◆ **Task objective**:
Copy exactly the block of lines between the one containing "Rebuild this chart" and the one containing "70.4, 70.4, 70.0];", inclusive.

◆ **Materials provided**:

..............................

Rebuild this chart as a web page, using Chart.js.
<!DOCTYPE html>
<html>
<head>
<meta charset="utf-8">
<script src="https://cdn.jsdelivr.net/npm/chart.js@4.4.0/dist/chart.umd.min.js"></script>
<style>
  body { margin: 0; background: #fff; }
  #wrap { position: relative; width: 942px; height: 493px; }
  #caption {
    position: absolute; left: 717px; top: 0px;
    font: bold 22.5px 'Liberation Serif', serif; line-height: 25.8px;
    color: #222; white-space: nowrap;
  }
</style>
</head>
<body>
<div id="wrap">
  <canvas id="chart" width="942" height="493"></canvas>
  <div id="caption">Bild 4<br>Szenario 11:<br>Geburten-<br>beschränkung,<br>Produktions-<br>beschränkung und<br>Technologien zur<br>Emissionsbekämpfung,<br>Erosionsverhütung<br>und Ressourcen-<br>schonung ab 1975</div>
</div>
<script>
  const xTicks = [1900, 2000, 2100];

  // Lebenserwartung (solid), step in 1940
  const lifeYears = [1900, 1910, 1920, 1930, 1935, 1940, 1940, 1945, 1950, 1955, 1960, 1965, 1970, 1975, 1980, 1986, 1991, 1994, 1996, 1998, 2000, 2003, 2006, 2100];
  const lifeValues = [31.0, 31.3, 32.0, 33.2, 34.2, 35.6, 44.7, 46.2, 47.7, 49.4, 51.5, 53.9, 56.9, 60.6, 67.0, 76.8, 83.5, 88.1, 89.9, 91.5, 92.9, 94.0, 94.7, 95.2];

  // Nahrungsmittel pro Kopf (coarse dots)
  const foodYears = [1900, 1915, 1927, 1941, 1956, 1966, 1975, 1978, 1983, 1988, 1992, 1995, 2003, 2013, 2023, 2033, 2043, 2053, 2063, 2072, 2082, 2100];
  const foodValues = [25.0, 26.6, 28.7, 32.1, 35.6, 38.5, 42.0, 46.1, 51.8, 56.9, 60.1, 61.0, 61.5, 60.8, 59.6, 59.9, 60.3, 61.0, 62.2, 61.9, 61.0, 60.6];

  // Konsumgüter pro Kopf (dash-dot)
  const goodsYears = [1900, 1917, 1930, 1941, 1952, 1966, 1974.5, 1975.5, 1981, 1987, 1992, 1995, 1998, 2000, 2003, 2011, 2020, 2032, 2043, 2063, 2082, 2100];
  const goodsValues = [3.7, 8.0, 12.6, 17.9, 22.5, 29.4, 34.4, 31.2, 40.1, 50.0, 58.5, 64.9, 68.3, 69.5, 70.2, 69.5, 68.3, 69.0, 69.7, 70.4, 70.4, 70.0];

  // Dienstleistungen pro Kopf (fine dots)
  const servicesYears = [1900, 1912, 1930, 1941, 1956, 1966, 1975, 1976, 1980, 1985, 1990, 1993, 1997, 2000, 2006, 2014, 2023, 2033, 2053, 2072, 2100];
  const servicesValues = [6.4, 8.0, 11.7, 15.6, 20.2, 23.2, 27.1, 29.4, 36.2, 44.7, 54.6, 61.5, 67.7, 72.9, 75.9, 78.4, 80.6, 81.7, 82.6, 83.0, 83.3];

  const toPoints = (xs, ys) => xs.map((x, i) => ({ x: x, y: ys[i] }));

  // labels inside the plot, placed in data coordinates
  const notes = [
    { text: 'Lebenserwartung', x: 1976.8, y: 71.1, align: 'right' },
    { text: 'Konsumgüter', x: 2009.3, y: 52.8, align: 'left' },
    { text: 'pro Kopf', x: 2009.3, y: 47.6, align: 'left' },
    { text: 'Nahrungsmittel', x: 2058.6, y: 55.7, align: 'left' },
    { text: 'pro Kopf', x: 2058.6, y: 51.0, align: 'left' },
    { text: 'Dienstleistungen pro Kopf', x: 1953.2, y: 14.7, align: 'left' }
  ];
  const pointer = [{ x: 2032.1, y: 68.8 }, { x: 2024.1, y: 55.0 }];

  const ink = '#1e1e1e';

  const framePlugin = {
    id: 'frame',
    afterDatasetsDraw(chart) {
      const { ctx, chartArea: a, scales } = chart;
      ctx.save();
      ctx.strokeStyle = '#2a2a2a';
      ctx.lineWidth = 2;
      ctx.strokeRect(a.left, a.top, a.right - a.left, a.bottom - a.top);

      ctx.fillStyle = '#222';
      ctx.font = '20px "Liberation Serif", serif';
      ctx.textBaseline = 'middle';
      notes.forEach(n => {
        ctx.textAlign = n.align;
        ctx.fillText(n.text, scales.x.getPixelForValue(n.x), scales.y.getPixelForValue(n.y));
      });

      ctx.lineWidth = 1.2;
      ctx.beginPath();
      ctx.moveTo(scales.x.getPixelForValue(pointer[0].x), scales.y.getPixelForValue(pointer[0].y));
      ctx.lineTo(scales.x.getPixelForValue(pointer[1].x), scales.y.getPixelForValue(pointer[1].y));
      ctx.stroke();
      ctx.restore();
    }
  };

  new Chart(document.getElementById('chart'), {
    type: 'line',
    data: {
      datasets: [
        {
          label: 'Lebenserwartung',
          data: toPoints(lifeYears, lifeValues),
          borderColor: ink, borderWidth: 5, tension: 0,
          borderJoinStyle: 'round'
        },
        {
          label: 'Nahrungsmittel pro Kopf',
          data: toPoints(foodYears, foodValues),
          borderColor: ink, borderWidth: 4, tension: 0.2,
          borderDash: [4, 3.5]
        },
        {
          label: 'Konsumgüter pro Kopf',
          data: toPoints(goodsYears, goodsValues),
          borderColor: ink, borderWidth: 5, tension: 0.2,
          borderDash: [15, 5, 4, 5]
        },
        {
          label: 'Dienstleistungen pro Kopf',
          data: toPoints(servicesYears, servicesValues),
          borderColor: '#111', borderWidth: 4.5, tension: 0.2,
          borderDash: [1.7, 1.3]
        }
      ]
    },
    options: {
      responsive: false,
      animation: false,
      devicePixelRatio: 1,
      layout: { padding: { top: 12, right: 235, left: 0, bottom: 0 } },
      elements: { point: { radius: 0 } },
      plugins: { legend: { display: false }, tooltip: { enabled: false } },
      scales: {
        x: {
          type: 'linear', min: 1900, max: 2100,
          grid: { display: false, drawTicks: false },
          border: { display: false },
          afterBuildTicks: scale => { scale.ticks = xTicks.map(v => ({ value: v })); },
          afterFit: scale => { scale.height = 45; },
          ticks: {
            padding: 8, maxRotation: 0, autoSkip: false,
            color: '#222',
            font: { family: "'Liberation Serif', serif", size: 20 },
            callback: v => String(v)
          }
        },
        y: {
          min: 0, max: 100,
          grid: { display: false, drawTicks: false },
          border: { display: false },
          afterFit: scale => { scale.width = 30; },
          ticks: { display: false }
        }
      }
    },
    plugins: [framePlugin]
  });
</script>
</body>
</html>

..............................

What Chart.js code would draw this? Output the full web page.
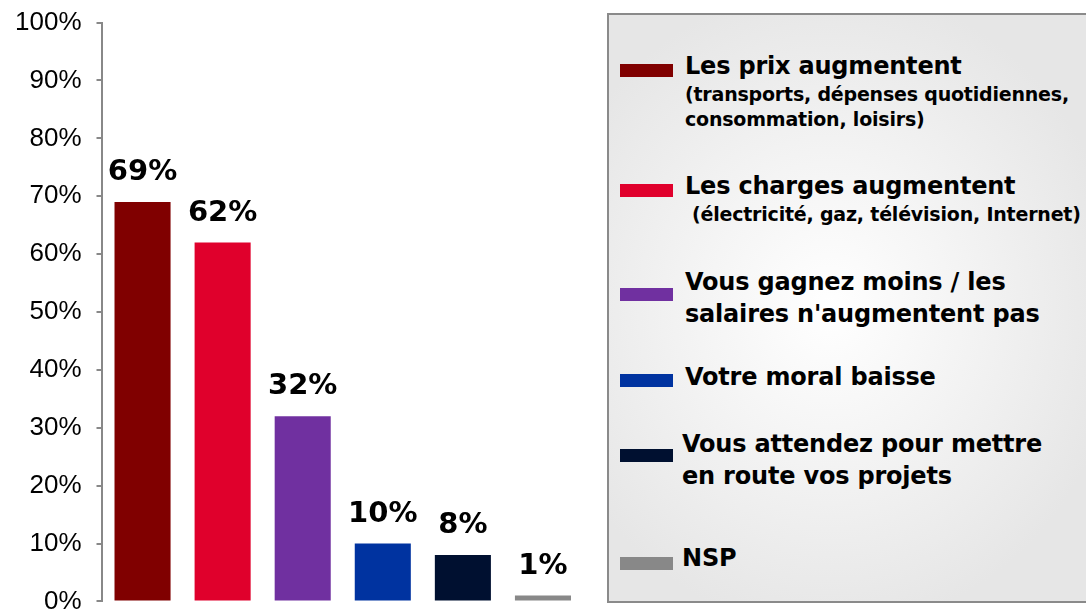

..............................

◆ **Response below**:
Rebuild this chart as a web page, using Chart.js.
<!DOCTYPE html>
<html>
<head>
<meta charset="utf-8">
<script src="https://cdn.jsdelivr.net/npm/chart.js@4.4.0/dist/chart.umd.min.js"></script>
<style>
  body { margin: 0; background: #fff; }
  #wrap { position: relative; width: 942px; height: 493px; }
  #caption {
    position: absolute; left: 717px; top: 0px;
    font: bold 22.5px 'Liberation Serif', serif; line-height: 25.8px;
    color: #222; white-space: nowrap;
  }
</style>
</head>
<body>
<div id="wrap">
  <canvas id="chart" width="942" height="493"></canvas>
  <div id="caption">Bild 4<br>Szenario 11:<br>Geburten-<br>beschränkung,<br>Produktions-<br>beschränkung und<br>Technologien zur<br>Emissionsbekämpfung,<br>Erosionsverhütung<br>und Ressourcen-<br>schonung ab 1975</div>
</div>
<script>
  const xTicks = [1900, 2000, 2100];

  // Lebenserwartung (solid), step in 1940
  const lifeYears = [1900, 1910, 1920, 1930, 1935, 1940, 1940, 1945, 1950, 1955, 1960, 1965, 1970, 1975, 1980, 1986, 1991, 1994, 1996, 1998, 2000, 2003, 2006, 2100];
  const lifeValues = [31.0, 31.3, 32.0, 33.2, 34.2, 35.6, 44.7, 46.2, 47.7, 49.4, 51.5, 53.9, 56.9, 60.6, 67.0, 76.8, 83.5, 88.1, 89.9, 91.5, 92.9, 94.0, 94.7, 95.2];

  // Nahrungsmittel pro Kopf (coarse dots)
  const foodYears = [1900, 1915, 1927, 1941, 1956, 1966, 1975, 1978, 1983, 1988, 1992, 1995, 2003, 2013, 2023, 2033, 2043, 2053, 2063, 2072, 2082, 2100];
  const foodValues = [25.0, 26.6, 28.7, 32.1, 35.6, 38.5, 42.0, 46.1, 51.8, 56.9, 60.1, 61.0, 61.5, 60.8, 59.6, 59.9, 60.3, 61.0, 62.2, 61.9, 61.0, 60.6];

  // Konsumgüter pro Kopf (dash-dot)
  const goodsYears = [1900, 1917, 1930, 1941, 1952, 1966, 1974.5, 1975.5, 1981, 1987, 1992, 1995, 1998, 2000, 2003, 2011, 2020, 2032, 2043, 2063, 2082, 2100];
  const goodsValues = [3.7, 8.0, 12.6, 17.9, 22.5, 29.4, 34.4, 31.2, 40.1, 50.0, 58.5, 64.9, 68.3, 69.5, 70.2, 69.5, 68.3, 69.0, 69.7, 70.4, 70.4, 70.0];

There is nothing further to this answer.